Directions: Can you transcribe the data exactly? Leave the pictures out.

Collected data:

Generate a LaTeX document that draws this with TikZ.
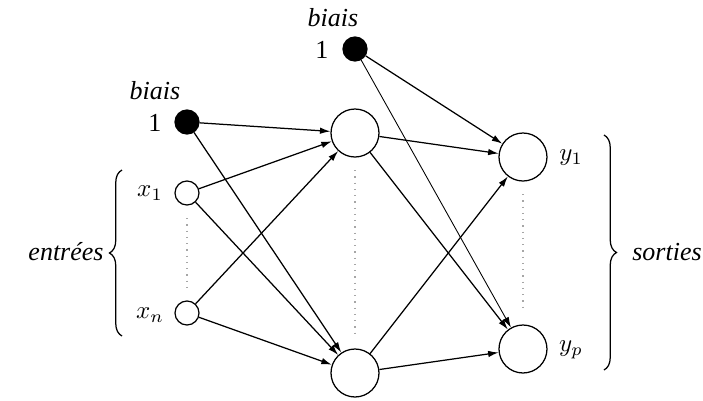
\documentclass[tikz,border=0pt]{standalone}
\usepackage{fontspec}
\setmainfont{LiberationSerif}[Extension=.ttf,UprightFont=*-Regular,ItalicFont=*-Italic,BoldFont=*-Bold,BoldItalicFont=*-BoldItalic]
\usetikzlibrary{arrows.meta,decorations.pathreplacing}

\begin{document}
\begin{tikzpicture}[x=0.4pt, y=-0.4pt, line width=0.5pt, >={Latex[length=4.2pt,width=2.6pt]},
  neuron/.style={circle,draw,fill=white,inner sep=0pt,minimum size=19.2pt},
  entree/.style={circle,draw,fill=white,inner sep=0pt,minimum size=9.6pt},
  biasnode/.style={circle,draw,fill=black,inner sep=0pt,minimum size=9.6pt},
  txt/.style={inner sep=0pt,font=\fontsize{10.4}{12}\selectfont},
  pointille/.style={gray!70,dotted,shorten >=5pt,shorten <=5pt}]

\useasboundingbox (0,0) rectangle (703,401);

% couche d'entree
\node[biasnode] (b1) at (187,122) {};
\node[entree] (x1) at (187,193) {};
\node[entree] (xn) at (187,313) {};

% couche cachee
\node[biasnode] (b2) at (355,49) {};
\node[neuron] (h1) at (355,133) {};
\node[neuron] (hm) at (355,373) {};

% couche de sortie
\node[neuron] (y1) at (523,157) {};
\node[neuron] (yp) at (523,349) {};

% etiquettes
\node[txt] (tb1) at (155,91) {\textit{biais}};
\node[txt] (un1) at (155,123) {1};
\node[txt] (tb2) at (333,18) {\textit{biais}};
\node[txt] (un2) at (322,50) {1};
\node[txt] (lx1) at (150,193) {$x_1$};
\node[txt] (lxn) at (150,315) {$x_n$};
\node[txt] (ly1) at (571,158) {$y_1$};
\node[txt] (lyp) at (571,350) {$y_p$};
\node[txt] (entrees) at (66,252) {\textit{entrées}};
\node[txt] (sorties) at (667,252) {\textit{sorties}};

% accolades
\draw[decorate,decoration={brace,amplitude=5pt}] (122,336) -- (122,170);
\draw[decorate,decoration={brace,amplitude=5pt}] (604,135) -- (604,370);

% pointilles
\draw[pointille] (x1) -- (xn);
\draw[pointille] (h1) -- (hm);
\draw[pointille] (y1) -- (yp);

% connexions
\draw[->] (b1) -- (h1);
\draw[->] (b1) -- (hm);
\draw[->] (x1) -- (h1);
\draw[->] (x1) -- (hm);
\draw[->] (xn) -- (h1);
\draw[->] (xn) -- (hm);
\draw[->] (b2) -- (y1);
\draw[->, line width=0.35pt] (b2) -- (yp);
\draw[->] (h1) -- (y1);
\draw[->] (h1) -- (yp);
\draw[->] (hm) -- (y1);
\draw[->] (hm) -- (yp);

\end{tikzpicture}
\end{document}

Response to the exercise:
Generate a LaTeX document that draws this with TikZ.
\documentclass[tikz,border=0pt]{standalone}
\usepackage{fontspec}
\setmainfont{LiberationSerif}[Extension=.ttf,UprightFont=*-Regular,ItalicFont=*-Italic,BoldFont=*-Bold,BoldItalicFont=*-BoldItalic]
\usetikzlibrary{arrows.meta,decorations.pathreplacing}

\begin{document}
\begin{tikzpicture}[x=0.4pt, y=-0.4pt, line width=0.5pt, >={Latex[length=4.2pt,width=2.6pt]},
  neuron/.style={circle,draw,fill=white,inner sep=0pt,minimum size=19.2pt},
  entree/.style={circle,draw,fill=white,inner sep=0pt,minimum size=9.6pt},
  biasnode/.style={circle,draw,fill=black,inner sep=0pt,minimum size=9.6pt},
  txt/.style={inner sep=0pt,font=\fontsize{10.4}{12}\selectfont},
  pointille/.style={gray!70,dotted,shorten >=5pt,shorten <=5pt}]

\useasboundingbox (0,0) rectangle (703,401);

% couche d'entree
\node[biasnode] (b1) at (187,122) {};
\node[entree] (x1) at (187,193) {};
\node[entree] (xn) at (187,313) {};

% couche cachee
\node[biasnode] (b2) at (355,49) {};
\node[neuron] (h1) at (355,133) {};
\node[neuron] (hm) at (355,373) {};

% couche de sortie
\node[neuron] (y1) at (523,157) {};
\node[neuron] (yp) at (523,349) {};

% etiquettes
\node[txt] (tb1) at (155,91) {\textit{biais}};
\node[txt] (un1) at (155,123) {1};
\node[txt] (tb2) at (333,18) {\textit{biais}};
\node[txt] (un2) at (322,50) {1};
\node[txt] (lx1) at (150,193) {$x_1$};
\node[txt] (lxn) at (150,315) {$x_n$};
\node[txt] (ly1) at (571,158) {$y_1$};
\node[txt] (lyp) at (571,350) {$y_p$};
\node[txt] (entrees) at (66,252) {\textit{entrées}};
\node[txt] (sorties) at (667,252) {\textit{sorties}};

% accolades
\draw[decorate,decoration={brace,amplitude=5pt}] (122,336) -- (122,170);
\draw[decorate,decoration={brace,amplitude=5pt}] (604,135) -- (604,370);

% pointilles
\draw[pointille] (x1) -- (xn);
\draw[pointille] (h1) -- (hm);
\draw[pointille] (y1) -- (yp);

% connexions
\draw[->] (b1) -- (h1);
\draw[->] (b1) -- (hm);
\draw[->] (x1) -- (h1);
\draw[->] (x1) -- (hm);
\draw[->] (xn) -- (h1);
\draw[->] (xn) -- (hm);
\draw[->] (b2) -- (y1);
\draw[->, line width=0.35pt] (b2) -- (yp);
\draw[->] (h1) -- (y1);
\draw[->] (h1) -- (yp);
\draw[->] (hm) -- (y1);
\draw[->] (hm) -- (yp);

\end{tikzpicture}
\end{document}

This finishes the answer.